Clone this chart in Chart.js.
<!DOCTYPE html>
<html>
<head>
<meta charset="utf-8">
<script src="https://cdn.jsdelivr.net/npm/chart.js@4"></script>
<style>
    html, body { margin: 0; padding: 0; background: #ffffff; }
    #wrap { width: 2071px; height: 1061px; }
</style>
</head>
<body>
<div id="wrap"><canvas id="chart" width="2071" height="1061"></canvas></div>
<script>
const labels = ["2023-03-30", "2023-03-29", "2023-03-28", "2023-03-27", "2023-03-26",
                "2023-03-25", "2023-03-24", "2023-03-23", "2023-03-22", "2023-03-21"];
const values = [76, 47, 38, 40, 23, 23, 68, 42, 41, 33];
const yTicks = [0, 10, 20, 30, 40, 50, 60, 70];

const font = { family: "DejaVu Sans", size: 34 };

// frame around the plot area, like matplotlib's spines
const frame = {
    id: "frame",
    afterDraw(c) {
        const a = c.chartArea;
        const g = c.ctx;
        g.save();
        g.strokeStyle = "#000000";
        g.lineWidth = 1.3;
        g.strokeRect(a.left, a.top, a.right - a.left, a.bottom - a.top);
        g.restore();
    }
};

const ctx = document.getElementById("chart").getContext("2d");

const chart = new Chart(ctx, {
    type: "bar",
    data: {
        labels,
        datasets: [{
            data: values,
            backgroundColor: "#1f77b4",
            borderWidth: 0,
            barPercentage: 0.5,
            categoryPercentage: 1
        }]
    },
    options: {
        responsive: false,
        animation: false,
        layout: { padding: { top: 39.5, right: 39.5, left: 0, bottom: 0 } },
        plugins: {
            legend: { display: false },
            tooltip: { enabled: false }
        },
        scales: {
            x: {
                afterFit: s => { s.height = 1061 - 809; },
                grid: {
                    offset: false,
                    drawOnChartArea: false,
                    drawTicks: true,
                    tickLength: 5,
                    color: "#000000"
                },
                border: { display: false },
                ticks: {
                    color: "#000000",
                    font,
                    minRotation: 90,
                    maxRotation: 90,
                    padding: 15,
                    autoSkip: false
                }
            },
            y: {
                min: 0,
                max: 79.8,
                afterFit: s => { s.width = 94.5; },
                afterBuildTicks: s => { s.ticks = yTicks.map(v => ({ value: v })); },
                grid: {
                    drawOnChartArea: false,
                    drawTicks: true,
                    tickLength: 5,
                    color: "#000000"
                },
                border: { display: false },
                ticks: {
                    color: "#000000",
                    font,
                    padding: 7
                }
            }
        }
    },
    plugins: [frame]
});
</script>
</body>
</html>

________

Repeat the material above exactly.

Clone this chart in Chart.js.
<!DOCTYPE html>
<html>
<head>
<meta charset="utf-8">
<script src="https://cdn.jsdelivr.net/npm/chart.js@4"></script>
<style>
    html, body { margin: 0; padding: 0; background: #ffffff; }
    #wrap { width: 2071px; height: 1061px; }
</style>
</head>
<body>
<div id="wrap"><canvas id="chart" width="2071" height="1061"></canvas></div>
<script>
const labels = ["2023-03-30", "2023-03-29", "2023-03-28", "2023-03-27", "2023-03-26",
                "2023-03-25", "2023-03-24", "2023-03-23", "2023-03-22", "2023-03-21"];
const values = [76, 47, 38, 40, 23, 23, 68, 42, 41, 33];
const yTicks = [0, 10, 20, 30, 40, 50, 60, 70];

const font = { family: "DejaVu Sans", size: 34 };

// frame around the plot area, like matplotlib's spines
const frame = {
    id: "frame",
    afterDraw(c) {
        const a = c.chartArea;
        const g = c.ctx;
        g.save();
        g.strokeStyle = "#000000";
        g.lineWidth = 1.3;
        g.strokeRect(a.left, a.top, a.right - a.left, a.bottom - a.top);
        g.restore();
    }
};

const ctx = document.getElementById("chart").getContext("2d");

const chart = new Chart(ctx, {
    type: "bar",
    data: {
        labels,
        datasets: [{
            data: values,
            backgroundColor: "#1f77b4",
            borderWidth: 0,
            barPercentage: 0.5,
            categoryPercentage: 1
        }]
    },
    options: {
        responsive: false,
        animation: false,
        layout: { padding: { top: 39.5, right: 39.5, left: 0, bottom: 0 } },
        plugins: {
            legend: { display: false },
            tooltip: { enabled: false }
        },
        scales: {
            x: {
                afterFit: s => { s.height = 1061 - 809; },
                grid: {
                    offset: false,
                    drawOnChartArea: false,
                    drawTicks: true,
                    tickLength: 5,
                    color: "#000000"
                },
                border: { display: false },
                ticks: {
                    color: "#000000",
                    font,
                    minRotation: 90,
                    maxRotation: 90,
                    padding: 15,
                    autoSkip: false
                }
            },
            y: {
                min: 0,
                max: 79.8,
                afterFit: s => { s.width = 94.5; },
                afterBuildTicks: s => { s.ticks = yTicks.map(v => ({ value: v })); },
                grid: {
                    drawOnChartArea: false,
                    drawTicks: true,
                    tickLength: 5,
                    color: "#000000"
                },
                border: { display: false },
                ticks: {
                    color: "#000000",
                    font,
                    padding: 7
                }
            }
        }
    },
    plugins: [frame]
});
</script>
</body>
</html>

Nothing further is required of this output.